─── INFORMATION GIVEN

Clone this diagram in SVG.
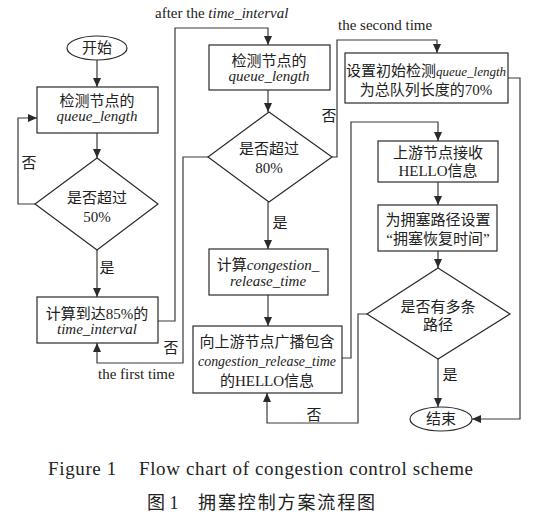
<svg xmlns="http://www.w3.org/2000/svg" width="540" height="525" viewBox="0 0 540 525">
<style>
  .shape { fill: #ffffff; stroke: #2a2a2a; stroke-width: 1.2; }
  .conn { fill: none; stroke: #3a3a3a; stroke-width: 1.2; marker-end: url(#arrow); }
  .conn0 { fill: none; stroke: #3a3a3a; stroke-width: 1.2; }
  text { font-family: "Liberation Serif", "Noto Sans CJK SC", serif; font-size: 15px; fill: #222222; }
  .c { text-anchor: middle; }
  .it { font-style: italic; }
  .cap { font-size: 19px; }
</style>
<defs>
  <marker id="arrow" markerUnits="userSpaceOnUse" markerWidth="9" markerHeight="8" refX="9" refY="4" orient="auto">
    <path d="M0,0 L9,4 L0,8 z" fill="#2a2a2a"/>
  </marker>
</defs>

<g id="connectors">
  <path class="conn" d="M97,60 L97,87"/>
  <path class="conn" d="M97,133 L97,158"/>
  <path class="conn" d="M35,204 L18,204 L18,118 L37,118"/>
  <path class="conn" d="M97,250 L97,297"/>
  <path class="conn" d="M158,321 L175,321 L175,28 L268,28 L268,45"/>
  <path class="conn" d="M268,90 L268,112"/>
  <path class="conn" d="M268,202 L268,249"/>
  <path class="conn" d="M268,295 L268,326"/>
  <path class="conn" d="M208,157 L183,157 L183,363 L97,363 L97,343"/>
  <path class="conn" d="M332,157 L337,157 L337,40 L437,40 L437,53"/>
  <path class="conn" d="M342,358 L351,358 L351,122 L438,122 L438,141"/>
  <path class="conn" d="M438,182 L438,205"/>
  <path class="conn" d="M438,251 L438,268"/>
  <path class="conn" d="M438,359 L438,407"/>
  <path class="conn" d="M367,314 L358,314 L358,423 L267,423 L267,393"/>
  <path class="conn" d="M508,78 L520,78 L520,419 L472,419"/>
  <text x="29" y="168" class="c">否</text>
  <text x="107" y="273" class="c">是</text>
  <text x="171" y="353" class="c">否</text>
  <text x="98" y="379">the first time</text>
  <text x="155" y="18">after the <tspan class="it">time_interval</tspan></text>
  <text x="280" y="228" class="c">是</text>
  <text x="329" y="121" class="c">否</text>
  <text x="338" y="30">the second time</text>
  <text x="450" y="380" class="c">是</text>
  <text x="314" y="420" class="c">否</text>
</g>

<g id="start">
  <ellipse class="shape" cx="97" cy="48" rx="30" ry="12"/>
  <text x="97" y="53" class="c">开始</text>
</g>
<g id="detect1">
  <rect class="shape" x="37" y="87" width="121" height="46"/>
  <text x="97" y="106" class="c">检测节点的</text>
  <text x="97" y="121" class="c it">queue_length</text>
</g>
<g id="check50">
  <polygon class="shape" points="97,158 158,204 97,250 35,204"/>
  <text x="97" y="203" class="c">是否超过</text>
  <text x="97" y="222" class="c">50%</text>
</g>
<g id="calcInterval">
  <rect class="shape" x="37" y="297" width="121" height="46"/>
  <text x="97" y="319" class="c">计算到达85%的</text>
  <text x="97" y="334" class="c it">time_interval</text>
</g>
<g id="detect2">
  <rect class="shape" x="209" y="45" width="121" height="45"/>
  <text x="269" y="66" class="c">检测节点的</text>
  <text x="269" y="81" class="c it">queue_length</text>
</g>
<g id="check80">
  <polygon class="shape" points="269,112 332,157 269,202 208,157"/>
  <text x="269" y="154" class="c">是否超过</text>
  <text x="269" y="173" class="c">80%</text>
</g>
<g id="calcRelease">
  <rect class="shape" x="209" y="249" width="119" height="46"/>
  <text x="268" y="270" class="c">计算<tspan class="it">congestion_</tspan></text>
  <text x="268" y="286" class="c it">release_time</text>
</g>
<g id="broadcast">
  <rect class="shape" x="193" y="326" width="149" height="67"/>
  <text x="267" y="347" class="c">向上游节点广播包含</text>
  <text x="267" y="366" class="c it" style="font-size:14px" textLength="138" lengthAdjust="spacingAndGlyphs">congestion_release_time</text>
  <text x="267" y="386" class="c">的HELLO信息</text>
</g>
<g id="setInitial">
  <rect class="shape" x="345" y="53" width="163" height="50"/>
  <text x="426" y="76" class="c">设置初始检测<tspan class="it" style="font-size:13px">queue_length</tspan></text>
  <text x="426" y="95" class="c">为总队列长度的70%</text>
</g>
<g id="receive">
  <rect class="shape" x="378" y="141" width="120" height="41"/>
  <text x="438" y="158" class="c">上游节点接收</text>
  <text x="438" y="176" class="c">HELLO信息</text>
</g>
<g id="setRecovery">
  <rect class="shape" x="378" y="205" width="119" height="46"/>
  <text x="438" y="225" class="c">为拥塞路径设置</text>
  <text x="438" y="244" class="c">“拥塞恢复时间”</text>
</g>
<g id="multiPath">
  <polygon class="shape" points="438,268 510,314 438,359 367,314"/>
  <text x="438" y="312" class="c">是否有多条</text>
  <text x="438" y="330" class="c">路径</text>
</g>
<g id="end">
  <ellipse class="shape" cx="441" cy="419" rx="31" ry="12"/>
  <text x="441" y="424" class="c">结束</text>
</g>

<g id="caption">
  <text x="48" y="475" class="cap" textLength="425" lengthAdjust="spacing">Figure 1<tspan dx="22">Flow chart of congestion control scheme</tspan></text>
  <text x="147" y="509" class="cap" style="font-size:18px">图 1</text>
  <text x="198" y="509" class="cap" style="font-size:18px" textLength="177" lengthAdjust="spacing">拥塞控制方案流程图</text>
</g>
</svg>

──────
─── INFORMATION GIVEN

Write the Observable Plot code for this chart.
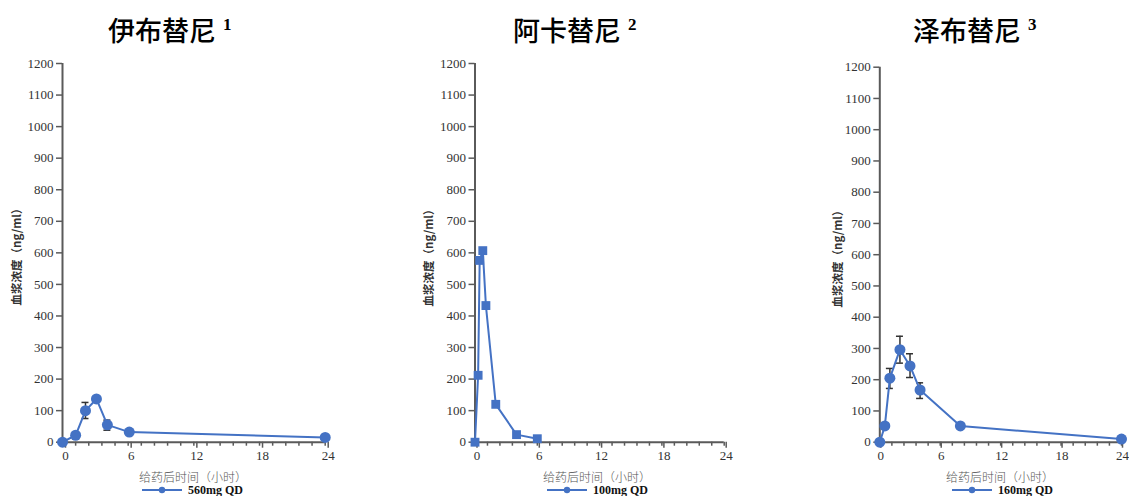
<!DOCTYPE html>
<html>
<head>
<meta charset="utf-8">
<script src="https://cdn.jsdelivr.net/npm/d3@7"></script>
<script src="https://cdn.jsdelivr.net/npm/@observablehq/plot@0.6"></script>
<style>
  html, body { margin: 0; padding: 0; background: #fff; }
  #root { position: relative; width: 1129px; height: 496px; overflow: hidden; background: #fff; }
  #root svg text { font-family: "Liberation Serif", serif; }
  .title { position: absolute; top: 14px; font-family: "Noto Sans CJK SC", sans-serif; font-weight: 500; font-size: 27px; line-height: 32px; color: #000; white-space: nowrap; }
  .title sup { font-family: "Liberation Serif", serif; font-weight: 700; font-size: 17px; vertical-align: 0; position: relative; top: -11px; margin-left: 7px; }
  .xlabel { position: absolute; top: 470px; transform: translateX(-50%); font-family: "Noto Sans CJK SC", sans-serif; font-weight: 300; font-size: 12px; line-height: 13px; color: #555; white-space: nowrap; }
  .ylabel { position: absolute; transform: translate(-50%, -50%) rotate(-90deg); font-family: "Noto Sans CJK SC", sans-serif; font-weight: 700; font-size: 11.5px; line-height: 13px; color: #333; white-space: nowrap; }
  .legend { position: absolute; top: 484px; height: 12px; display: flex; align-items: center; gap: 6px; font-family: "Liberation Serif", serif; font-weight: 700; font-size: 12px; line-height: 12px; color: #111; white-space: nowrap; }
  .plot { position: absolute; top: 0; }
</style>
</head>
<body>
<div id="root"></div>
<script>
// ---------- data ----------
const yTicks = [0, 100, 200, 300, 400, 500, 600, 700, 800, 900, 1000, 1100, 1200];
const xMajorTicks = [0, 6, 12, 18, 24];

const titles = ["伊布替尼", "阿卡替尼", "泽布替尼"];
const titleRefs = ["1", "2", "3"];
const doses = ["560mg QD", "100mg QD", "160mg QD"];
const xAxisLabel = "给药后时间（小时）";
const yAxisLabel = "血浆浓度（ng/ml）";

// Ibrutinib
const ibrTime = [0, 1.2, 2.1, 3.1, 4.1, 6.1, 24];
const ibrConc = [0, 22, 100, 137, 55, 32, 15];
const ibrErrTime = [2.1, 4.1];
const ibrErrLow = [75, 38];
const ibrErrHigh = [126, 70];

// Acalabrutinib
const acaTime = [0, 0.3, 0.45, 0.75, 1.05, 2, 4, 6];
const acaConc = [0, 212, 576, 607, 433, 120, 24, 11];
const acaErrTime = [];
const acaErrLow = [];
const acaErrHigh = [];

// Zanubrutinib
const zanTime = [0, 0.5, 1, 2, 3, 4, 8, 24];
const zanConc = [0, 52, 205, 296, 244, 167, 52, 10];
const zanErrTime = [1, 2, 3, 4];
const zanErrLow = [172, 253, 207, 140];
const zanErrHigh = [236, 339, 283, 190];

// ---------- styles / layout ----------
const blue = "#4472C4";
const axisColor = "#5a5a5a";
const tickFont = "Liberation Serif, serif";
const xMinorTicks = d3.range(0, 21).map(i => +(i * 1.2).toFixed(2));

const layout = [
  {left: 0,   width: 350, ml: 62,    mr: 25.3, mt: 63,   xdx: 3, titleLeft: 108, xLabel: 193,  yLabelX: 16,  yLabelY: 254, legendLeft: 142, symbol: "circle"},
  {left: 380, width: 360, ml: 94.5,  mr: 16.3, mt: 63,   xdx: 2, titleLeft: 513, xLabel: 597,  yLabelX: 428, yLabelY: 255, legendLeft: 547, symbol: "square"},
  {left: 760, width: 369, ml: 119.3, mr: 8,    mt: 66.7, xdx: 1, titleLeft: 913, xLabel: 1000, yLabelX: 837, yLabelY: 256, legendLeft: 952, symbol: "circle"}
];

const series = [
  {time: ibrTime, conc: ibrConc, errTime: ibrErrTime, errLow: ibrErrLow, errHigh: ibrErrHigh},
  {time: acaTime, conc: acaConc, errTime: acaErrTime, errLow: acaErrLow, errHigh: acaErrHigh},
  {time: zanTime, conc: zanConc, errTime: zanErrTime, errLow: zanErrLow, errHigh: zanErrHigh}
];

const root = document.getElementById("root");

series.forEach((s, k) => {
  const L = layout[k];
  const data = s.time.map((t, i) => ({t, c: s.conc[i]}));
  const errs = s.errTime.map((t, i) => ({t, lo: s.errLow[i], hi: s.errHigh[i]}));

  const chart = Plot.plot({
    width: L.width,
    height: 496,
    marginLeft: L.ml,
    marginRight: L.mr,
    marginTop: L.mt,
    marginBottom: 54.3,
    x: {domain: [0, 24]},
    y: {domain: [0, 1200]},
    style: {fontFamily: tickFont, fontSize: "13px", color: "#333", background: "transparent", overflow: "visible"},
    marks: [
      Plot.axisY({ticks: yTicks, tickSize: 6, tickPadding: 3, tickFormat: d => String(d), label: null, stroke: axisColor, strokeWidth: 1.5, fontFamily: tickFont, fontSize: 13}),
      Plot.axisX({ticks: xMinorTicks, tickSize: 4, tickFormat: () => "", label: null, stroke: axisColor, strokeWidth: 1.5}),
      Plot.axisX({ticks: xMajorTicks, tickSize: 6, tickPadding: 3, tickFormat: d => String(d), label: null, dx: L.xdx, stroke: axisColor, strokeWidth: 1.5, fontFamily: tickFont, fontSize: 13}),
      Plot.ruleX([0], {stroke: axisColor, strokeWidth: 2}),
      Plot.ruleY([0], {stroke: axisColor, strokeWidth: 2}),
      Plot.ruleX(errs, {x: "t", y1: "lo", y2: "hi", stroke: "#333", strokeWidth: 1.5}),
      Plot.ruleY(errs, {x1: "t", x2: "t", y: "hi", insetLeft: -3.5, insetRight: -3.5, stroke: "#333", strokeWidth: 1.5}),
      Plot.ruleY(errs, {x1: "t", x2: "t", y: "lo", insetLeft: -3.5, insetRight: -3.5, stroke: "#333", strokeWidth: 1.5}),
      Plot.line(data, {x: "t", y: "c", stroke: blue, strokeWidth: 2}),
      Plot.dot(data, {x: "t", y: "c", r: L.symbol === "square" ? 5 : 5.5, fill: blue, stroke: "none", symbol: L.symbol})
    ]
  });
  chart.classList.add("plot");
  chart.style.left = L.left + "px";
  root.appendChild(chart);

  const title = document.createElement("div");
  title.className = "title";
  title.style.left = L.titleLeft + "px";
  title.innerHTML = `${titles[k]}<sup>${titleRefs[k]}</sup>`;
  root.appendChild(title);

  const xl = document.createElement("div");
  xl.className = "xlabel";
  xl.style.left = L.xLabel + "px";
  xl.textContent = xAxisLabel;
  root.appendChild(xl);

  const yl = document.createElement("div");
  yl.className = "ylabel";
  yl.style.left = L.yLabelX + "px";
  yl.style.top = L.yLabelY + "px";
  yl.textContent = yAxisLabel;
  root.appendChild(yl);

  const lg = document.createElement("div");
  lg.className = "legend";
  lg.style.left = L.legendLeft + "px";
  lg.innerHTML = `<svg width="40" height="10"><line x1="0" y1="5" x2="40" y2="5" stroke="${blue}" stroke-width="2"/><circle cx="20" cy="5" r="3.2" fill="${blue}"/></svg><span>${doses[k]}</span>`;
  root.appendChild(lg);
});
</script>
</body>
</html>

──────

Report back each line of the entries that holds the string "this".

RESULT OF THE TASK:
Clone this diagram in SVG.
Write the Observable Plot code for this chart.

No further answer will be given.